Keys worked in the produce business in Vienna. Keys moved to Elkton in 1872 or 1873 and worked in the produce business. He later purchased Mr. Miller's interest in the Davis & Miller Lumber Company. The business was renamed Davis & Keys with his partner Colonel I. D. Davis until Mr. Miller re-entered the business and it was named Davis, Keys & Co. In 1890, the business was incorporated as The Keys & Miller Lumber Company was Keys as president. He served in that role until his death. He also owned additional real estate in Elkton.

Keys served as town commissioner in Elkton. Keys ran for mayor of Elkton in 1896, but lost. He was elected as mayor of Elkton in 1898, defeating incumbent George B. Kerfoot. He assumed office on May 10, 1898, and served until May 1900.

Keys was a Democrat. He was a member of the Maryland House of Delegates, representing Cecil County, from 1900 to 1901, in 1904 and in 1910.

Keys served as director of the Cecil Mutual Fire Insurance Company and the Mutual Building Association.

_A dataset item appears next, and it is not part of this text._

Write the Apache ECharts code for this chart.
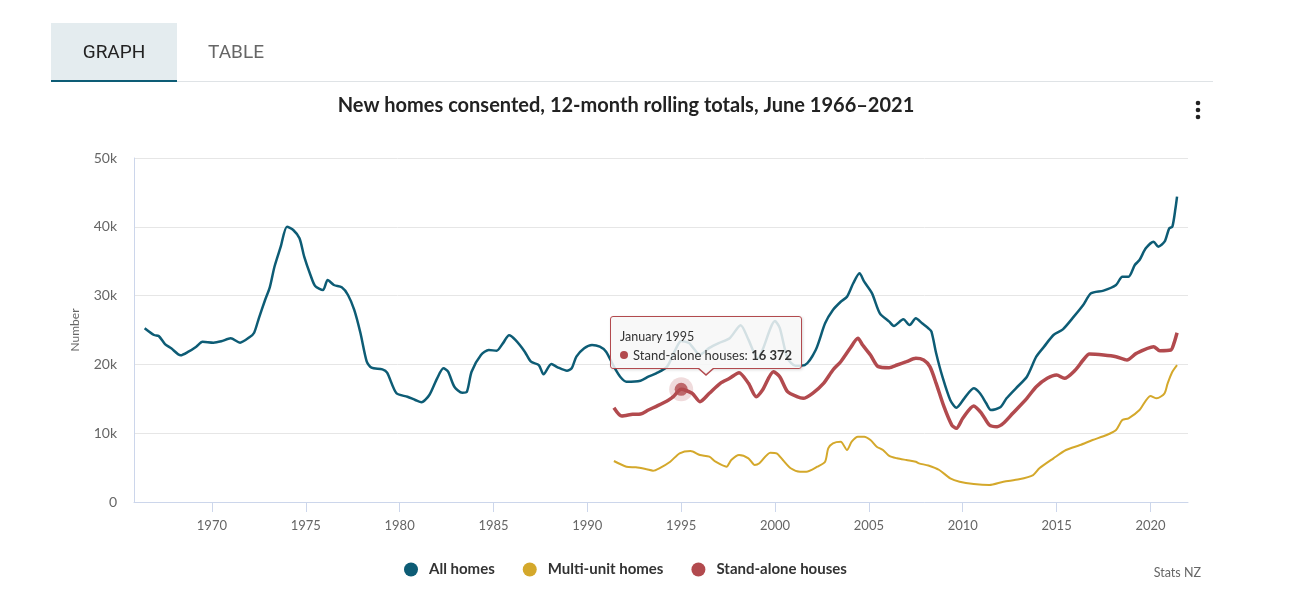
<!DOCTYPE html>
<html>
<head>
<meta charset="utf-8">
<script src="https://cdn.jsdelivr.net/npm/echarts@6/dist/echarts.min.js"></script>
<style>
    html, body { margin: 0; padding: 0; background: #fff; }
    #wrap { position: relative; width: 1292px; height: 604px; overflow: hidden; }
    #chart { position: absolute; left: 0; top: 0; width: 1292px; height: 604px; }
    .tabs { position: absolute; left: 51px; top: 23px; width: 1162px; height: 58px; border-bottom: 1px solid #dfe3e6; z-index: 2; font-family: Roboto, sans-serif; font-size: 19px; }
    .tab { position: absolute; top: 0; height: 57px; line-height: 58px; text-align: center; }
    .tab.active { left: 0; width: 126px; background: #e4ecef; color: #222; border-bottom: 2px solid #0d5c75; }
    .tab.other { left: 126px; width: 118px; color: #666; }
</style>
</head>
<body>
<div id="wrap">
    <div id="chart"></div>
    <div class="tabs">
        <div class="tab active">GRAPH</div>
        <div class="tab other">TABLE</div>
    </div>
</div>
<script>
// 12-month rolling totals
const allDates = ['1966-06', '1966-12', '1967-03', '1967-07', '1967-11', '1968-05', '1968-10', '1969-03', '1969-07',
    '1970-02', '1970-07', '1971-01', '1971-07', '1972-01', '1972-04', '1972-07', '1972-11', '1973-02', '1973-05',
    '1973-09', '1974-01', '1974-05', '1974-09', '1974-12', '1975-04', '1975-07', '1975-12', '1976-03', '1976-07',
    '1976-12', '1977-04', '1977-08', '1977-12', '1978-04', '1978-07', '1979-02', '1979-05', '1979-11', '1980-06',
    '1980-11', '1981-03', '1981-08', '1982-01', '1982-05', '1982-08', '1982-12', '1983-05', '1983-08', '1983-11',
    '1984-05', '1984-10', '1985-03', '1985-07', '1985-11', '1986-03', '1986-09', '1987-01', '1987-06', '1987-09',
    '1988-02', '1988-06', '1988-12', '1989-03', '1989-06', '1989-11', '1990-04', '1990-09', '1991-01', '1991-06',
    '1991-10', '1992-02', '1992-11', '1993-04', '1993-09', '1994-04', '1994-09', '1995-01', '1995-06', '1996-01',
    '1996-07', '1997-01', '1997-08', '1998-03', '1998-08', '1999-02', '1999-05', '2000-01', '2000-04', '2000-09',
    '2001-02', '2001-08', '2002-03', '2002-09', '2003-02', '2003-07', '2003-11', '2004-03', '2004-07', '2004-10',
    '2005-03', '2005-08', '2006-02', '2006-05', '2006-11', '2007-03', '2007-07', '2007-11', '2008-03', '2008-05',
    '2008-08', '2008-12', '2009-05', '2009-09', '2010-02', '2010-08', '2010-12', '2011-04', '2011-07', '2012-01',
    '2012-05', '2012-11', '2013-06', '2013-12', '2014-05', '2014-11', '2015-05', '2015-12', '2016-06', '2016-11',
    '2017-07', '2018-03', '2018-07', '2018-11', '2019-03', '2019-06', '2019-10', '2020-03', '2020-06', '2020-10',
    '2021-01', '2021-03', '2021-05', '2021-06']
const allValues = [25250, 24270, 24130, 22960, 22340, 21320, 21850, 22580, 23300,
    23160, 23360, 23790, 23160, 23940, 24610, 26700, 29360, 31200, 34200,
    37110, 40020, 39530, 38330, 35660, 33000, 31400, 30810, 32270, 31540,
    31200, 30090, 27910, 24520, 20390, 19520, 19280, 18800, 15800, 15300,
    14830, 14490, 15550, 17980, 19430, 18940, 16760, 15890, 16030, 18940,
    21370, 22090, 21990, 23060, 24230, 23550, 21850, 20390, 19910, 18560,
    20060, 19580, 19090, 19430, 21120, 22340, 22820, 22580, 21850, 19670,
    18210, 17490, 17630, 18210, 18700, 19670, 22000, 23400, 23100, 21400,
    22400, 23100, 23800, 25700, 23600, 20800, 22100, 26300, 25300, 20900,
    19800, 19900, 22090, 25970, 27900, 29110, 29840, 31790, 33240, 32020,
    30330, 27430, 26210, 25580, 26550, 25730, 26700, 25970, 25250, 24760,
    21610, 18210, 14830, 13710, 15070, 16530, 15800, 14350, 13370, 13760,
    15070, 16530, 18210, 21120, 22580, 24270, 25100, 26940, 28630, 30330,
    30720, 31540, 32750, 32750, 34450, 35170, 36870, 37830, 37110, 37830,
    39780, 40020, 42690, 44380]

const multiDates = ['1991-06', '1992-02', '1992-08', '1993-03', '1993-07', '1993-11', '1994-06', '1994-12', '1995-07',
    '1996-01', '1996-07', '1996-11', '1997-06', '1997-09', '1998-02', '1998-08', '1998-12', '1999-03', '1999-10',
    '2000-02', '2000-06', '2000-11', '2001-05', '2001-09', '2002-04', '2002-09', '2002-11', '2003-02', '2003-07',
    '2003-11', '2004-02', '2004-06', '2004-10', '2005-02', '2005-06', '2005-10', '2006-02', '2006-07', '2007-01',
    '2007-07', '2007-09', '2008-03', '2008-10', '2009-05', '2009-11', '2010-08', '2011-06', '2012-03', '2013-01',
    '2013-10', '2014-02', '2014-11', '2015-07', '2016-04', '2016-12', '2017-09', '2018-03', '2018-07', '2018-11',
    '2019-06', '2020-01', '2020-05', '2020-10', '2020-12', '2021-03', '2021-06']
const multiValues = [5960, 5130, 5040, 4750, 4550, 4900, 5860, 7080, 7410,
    6830, 6590, 5860, 5130, 6100, 6830, 6350, 5380, 5620, 7170,
    7080, 6100, 4900, 4400, 4400, 5130, 5860, 7800, 8530, 8760,
    7560, 8760, 9490, 9490, 9010, 8040, 7560, 6690, 6350, 6100,
    5860, 5620, 5300, 4650, 3440, 2950, 2620, 2470, 2950, 3300,
    3920, 4900, 6350, 7560, 8280, 9010, 9740, 10470, 11920, 12170,
    13370, 15410, 15070, 15800, 17250, 18940, 19910]

const standDates = ['1991-06', '1991-11', '1992-06', '1992-11', '1993-04', '1993-10', '1994-05', '1994-08', '1995-01',
    '1995-08', '1996-01', '1996-07', '1997-02', '1997-08', '1998-02', '1998-08', '1999-01', '1999-05', '1999-12',
    '2000-04', '2000-09', '2001-03', '2001-07', '2002-01', '2002-08', '2003-02', '2003-07', '2004-01', '2004-06',
    '2004-09', '2005-02', '2005-07', '2006-02', '2006-07', '2007-01', '2007-07', '2007-12', '2008-04', '2008-08',
    '2009-01', '2009-06', '2009-09', '2010-01', '2010-08', '2011-01', '2011-06', '2011-11', '2012-03', '2012-09',
    '2013-06', '2013-12', '2014-07', '2015-01', '2015-06', '2016-01', '2016-06', '2016-10', '2017-07', '2018-03',
    '2018-10', '2019-04', '2020-03', '2020-07', '2021-02', '2021-04', '2021-06']
const standValues = [13710, 12500, 12740, 12790, 13370, 14000, 14830, 15310, 16372,
    15800, 14580, 15800, 17250, 17980, 18800, 17250, 15310, 16280, 18940,
    18210, 16030, 15310, 15070, 15800, 17250, 19190, 20390, 22340, 23790,
    22820, 21370, 19670, 19520, 19910, 20390, 20890, 20640, 19670, 17250,
    13850, 11190, 10710, 12170, 13950, 12890, 11190, 10950, 11440, 12890,
    15070, 16760, 17980, 18460, 17980, 19190, 20640, 21510, 21370, 21120,
    20640, 21610, 22580, 21990, 22090, 23060, 24610]

const xTicks = [1970, 1975, 1980, 1985, 1990, 1995, 2000, 2005, 2010, 2015, 2020]
const tipDate = '1995-01'

const months = ['January', 'February', 'March', 'April', 'May', 'June', 'July',
    'August', 'September', 'October', 'November', 'December']

function toYear(d) {
    const p = d.split('-')
    return +p[0] + (+p[1] - 1) / 12
}

function pairs(dates, values) {
    return dates.map((d, i) => [toYear(d), values[i]])
}

function fmtNum(v) {
    return String(v).replace(/\B(?=(\d{3})+(?!\d))/g, ' ')
}

function draw() {
    const chart = echarts.init(document.getElementById('chart'))
    chart.setOption(getOptions())
    chart.dispatchAction({ type: 'showTip', seriesIndex: 4, dataIndex: 0 })
}

function getOptions() {
    const tipIdx = standDates.indexOf(tipDate)
    const tipPoint = [toYear(standDates[tipIdx]), standValues[tipIdx]]
    const font = 'Lato, "Open Sans", sans-serif'

    return {
        animation: false,
        textStyle: { fontFamily: font },
        title: {
            text: 'New homes consented, 12-month rolling totals, June 1966–2021',
            left: 621,
            textAlign: 'center',
            top: 91,
            textStyle: { fontFamily: font, fontWeight: 'bold', fontSize: 20, color: '#222' }
        },
        grid: { left: 134, right: 104, top: 158, bottom: 102 },
        legend: {
            left: 399,
            top: 557,
            icon: 'circle',
            itemWidth: 14,
            itemHeight: 14,
            itemGap: 28,
            data: ['All homes', 'Multi-unit homes', 'Stand-alone houses'],
            textStyle: { fontFamily: font, fontWeight: 'bold', fontSize: 15, color: '#333', padding: [0, 0, 0, 6] }
        },
        tooltip: {
            trigger: 'item',
            triggerOn: 'none',
            alwaysShowContent: true,
            transitionDuration: 0,
            backgroundColor: 'rgba(247,247,247,0.85)',
            borderColor: '#b24a4e',
            borderWidth: 1,
            padding: [11, 9, 4, 9],
            extraCssText: 'border-radius:3px;box-shadow:1px 1px 3px rgba(0,0,0,0.15);',
            position: function (point) {
                return [point[0] - 71, point[1] - 73]
            },
            formatter: function (p) {
                const d = p.name.split('-')
                return '<div style="font-family:Lato,sans-serif;font-size:12.5px;color:#333;line-height:18px">' +
                    months[+d[1] - 1] + ' ' + d[0] + '</div>' +
                    '<div style="font-family:Lato,sans-serif;font-size:13px;color:#333;line-height:18px">' +
                    '<span style="display:inline-block;width:8px;height:8px;border-radius:50%;background:#b24a4e;margin-right:5px;vertical-align:1px"></span>' +
                    'Stand-alone houses: <b>' + fmtNum(p.value[1]) + '</b></div>' +
                    '<div style="position:absolute;left:86px;top:100%;width:0;height:0;border-left:9px solid transparent;border-right:9px solid transparent;border-top:8px solid #b24a4e"></div>' +
                    '<div style="position:absolute;left:87px;top:100%;width:0;height:0;border-left:8px solid transparent;border-right:8px solid transparent;border-top:7px solid #f8f8f8;margin-top:-1px"></div>'
            }
        },
        xAxis: {
            type: 'value',
            min: 1965.85,
            max: 2022,
            splitLine: { show: false },
            axisLine: { show: true, lineStyle: { color: '#ccd6eb' } },
            axisTick: { show: true, length: 10, customValues: xTicks, lineStyle: { color: '#ccd6eb' } },
            axisLabel: {
                customValues: xTicks,
                margin: 17,
                fontSize: 13,
                color: '#666',
                formatter: v => String(v)
            }
        },
        yAxis: {
            type: 'value',
            min: 0,
            max: 50000,
            interval: 10000,
            name: 'Number',
            nameLocation: 'middle',
            nameGap: 53,
            nameTextStyle: { fontSize: 12, color: '#666' },
            axisLine: { show: true, lineStyle: { color: '#ccd6eb' } },
            axisTick: { show: false },
            splitLine: { lineStyle: { color: '#e6e6e6' } },
            axisLabel: {
                margin: 17,
                fontSize: 14,
                color: '#666',
                formatter: v => v === 0 ? '0' : v / 1000 + 'k'
            }
        },
        graphic: [
            { type: 'circle', shape: { cx: 1198, cy: 103, r: 2.3 }, style: { fill: '#222' } },
            { type: 'circle', shape: { cx: 1198, cy: 110, r: 2.3 }, style: { fill: '#222' } },
            { type: 'circle', shape: { cx: 1198, cy: 117, r: 2.3 }, style: { fill: '#222' } },
            {
                type: 'text', right: 91, top: 566,
                style: { text: 'Stats NZ', fill: '#666', font: '12.5px ' + font }
            }
        ],
        series: [
            {
                name: 'All homes',
                type: 'line',
                showSymbol: false,
                smooth: 0.25,
                color: '#0d5c75',
                lineStyle: { width: 2.5 },
                data: pairs(allDates, allValues)
            },
            {
                name: 'Multi-unit homes',
                type: 'line',
                showSymbol: false,
                smooth: 0.25,
                color: '#d4a82b',
                lineStyle: { width: 2 },
                data: pairs(multiDates, multiValues)
            },
            {
                name: 'Stand-alone houses',
                type: 'line',
                showSymbol: false,
                smooth: 0.25,
                color: '#b24a4e',
                lineStyle: { width: 3.5 },
                data: pairs(standDates, standValues)
            },
            { // halo round the hovered point
                name: 'Stand-alone houses',
                type: 'scatter',
                silent: true,
                z: 4,
                symbolSize: 24,
                itemStyle: { color: 'rgba(178,74,78,0.25)' },
                data: [tipPoint]
            },
            {
                name: 'Stand-alone houses',
                type: 'scatter',
                z: 5,
                symbolSize: 13,
                itemStyle: { color: '#b24a4e' },
                data: [{ name: tipDate, value: tipPoint }]
            }
        ]
    }
}

draw()
</script>
</body>
</html>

He was a trustee and member of the board of the Elkton Methodist Episcopal Church.

==Personal life==
Keys married Mary H. Hopkins, daughter of Ezekiel Hopkins and cousin of Johns Hopkins, in 1873. Keys had one daughter, Mabel (who married John B. Hinckley). He was a member of the Methodist Episcopal Church.

Keys died on May 12, 1924, at his home in Elkton. He was buried in Elkton Cemetery.